三浦大知のニュー・アルバム『球体』に驚いた。ヒット曲を収録したアルバムとは違い、テーマ性のあるコンセプト・アルバムとなっている。作詞、作曲、編曲、プロデュースを手がけたNao’ymtこと矢的直明とのコラボ作だ。
全17曲がそれぞれ独立した曲であると同時に連鎖している。アルバムの冒頭と締めくくりには同じ波音と舟の汽笛が聴かれる。“球体”さながらに円環状の構成だ。ファンも意表を突かれたのに違いない。
三浦は2012年に「Two Hearts」で初のオリコンのトップ10入り。昨年1月の「EXCITE」が初のオリコンの1位となり、同年の日本レコード大賞の優秀作品賞を受賞。

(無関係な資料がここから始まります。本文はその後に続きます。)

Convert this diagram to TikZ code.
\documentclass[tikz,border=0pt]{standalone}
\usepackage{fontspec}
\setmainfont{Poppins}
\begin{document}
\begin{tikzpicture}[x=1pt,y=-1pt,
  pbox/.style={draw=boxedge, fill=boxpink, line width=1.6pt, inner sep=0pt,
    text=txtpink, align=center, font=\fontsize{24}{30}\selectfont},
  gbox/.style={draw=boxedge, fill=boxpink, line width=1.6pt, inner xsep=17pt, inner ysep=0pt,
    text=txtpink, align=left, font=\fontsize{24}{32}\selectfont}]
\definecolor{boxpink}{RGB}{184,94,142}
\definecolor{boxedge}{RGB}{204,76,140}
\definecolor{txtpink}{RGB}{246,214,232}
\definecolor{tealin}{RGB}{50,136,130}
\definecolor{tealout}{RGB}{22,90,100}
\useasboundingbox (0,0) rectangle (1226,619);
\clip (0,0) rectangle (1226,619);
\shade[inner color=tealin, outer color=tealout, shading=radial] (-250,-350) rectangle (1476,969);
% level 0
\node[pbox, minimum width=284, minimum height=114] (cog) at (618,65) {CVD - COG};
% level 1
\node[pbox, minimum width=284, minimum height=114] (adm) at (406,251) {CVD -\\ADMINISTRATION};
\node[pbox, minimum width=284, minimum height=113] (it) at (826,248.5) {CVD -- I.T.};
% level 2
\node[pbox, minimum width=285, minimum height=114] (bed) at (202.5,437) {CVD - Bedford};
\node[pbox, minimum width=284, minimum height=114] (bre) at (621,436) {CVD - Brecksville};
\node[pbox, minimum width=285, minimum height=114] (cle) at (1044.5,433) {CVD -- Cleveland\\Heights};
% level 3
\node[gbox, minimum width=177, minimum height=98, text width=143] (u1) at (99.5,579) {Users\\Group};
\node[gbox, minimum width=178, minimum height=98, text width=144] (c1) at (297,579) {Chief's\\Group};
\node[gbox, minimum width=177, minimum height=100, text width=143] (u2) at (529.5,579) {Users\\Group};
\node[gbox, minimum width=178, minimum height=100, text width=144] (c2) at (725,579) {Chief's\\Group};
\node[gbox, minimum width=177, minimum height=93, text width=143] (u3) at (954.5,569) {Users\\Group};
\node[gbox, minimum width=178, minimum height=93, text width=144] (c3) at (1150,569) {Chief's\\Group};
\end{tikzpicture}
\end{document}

紅白歌合戦に初出場し、イントロが無音のシンクロダンスによる「Cry & Fight」や「EXCITE」を披露して話題となり、お茶の間にも知られる存在になった。
音楽制作にあたったNao’ymtは1998年にR&Bコーラス・グループのJineを結成し、04年にプロデュース活動を本格始動。翌年、安室奈美恵の『Queen of Hip―Pop』の6曲の制作で注目を集め、以来、三浦大知ら多くのアーティストのプロデュースや作曲を手がけてきた。
三浦が語るには、Nao’ymtの世界観に共感し、アルバムでのコラボを切望していたという。制作のすべてを委ね、三浦は歌に専念。さらに『球体』をもとに三浦自身が演出、構成、振り付けを手がけ、歌とダンスの独演による映像作品もつくり、アルバムに収録した。同名の公演も実施してきた。
『球体』というタイトルやアルバムのテーマは明らかにされていないが、アルバムから浮かび上がってくるのは主人公の内的世界や“君”との思い出をたどる時空を超えた“旅”であり、その背景にあるのは都会、川、海、森林、砂漠。すなわち“球体”とは地球であることを示唆しているようだ。
幕開けの「序詞」は、穏やかなピアノ演奏からヘヴィーなリズムへと変化していく。“行きたい場所が見つからない 帰りたい場所はあるのに”と、海辺に立ち尽くす主人公が“顔上げたその先”に“朝日を背にした君”を見つける。その曲が終わり、無音の後で聞かれる“ただいま”という言葉が暗示するのは、“君”との思い出をたどる過去への旅だ。
「円環」では、シンセやドラム・マシーンによるダンサブルな演奏をバックに歌う。見覚えのある情景の中で、どこか違和感のある“ギヤマン”(ガラス細工)を見つけるが、それは続く「硝子壜」の“鉛色に染まる部屋”で“色を集めて光反射”する“硝子壜”というくだりとリンクしている。もはやいなくなった“君”との思い出の品だ。
メロディックな「淡水魚」では、三浦の繊細なファルセットが印象深い。本作でのハイライトの一つだ。“私たちの個性が ここに馴染めないだけ”と、現代社会の抑圧から逃れ、新たな居場所を求める自分たちを“大海を目指す淡水魚”のようだと歌う。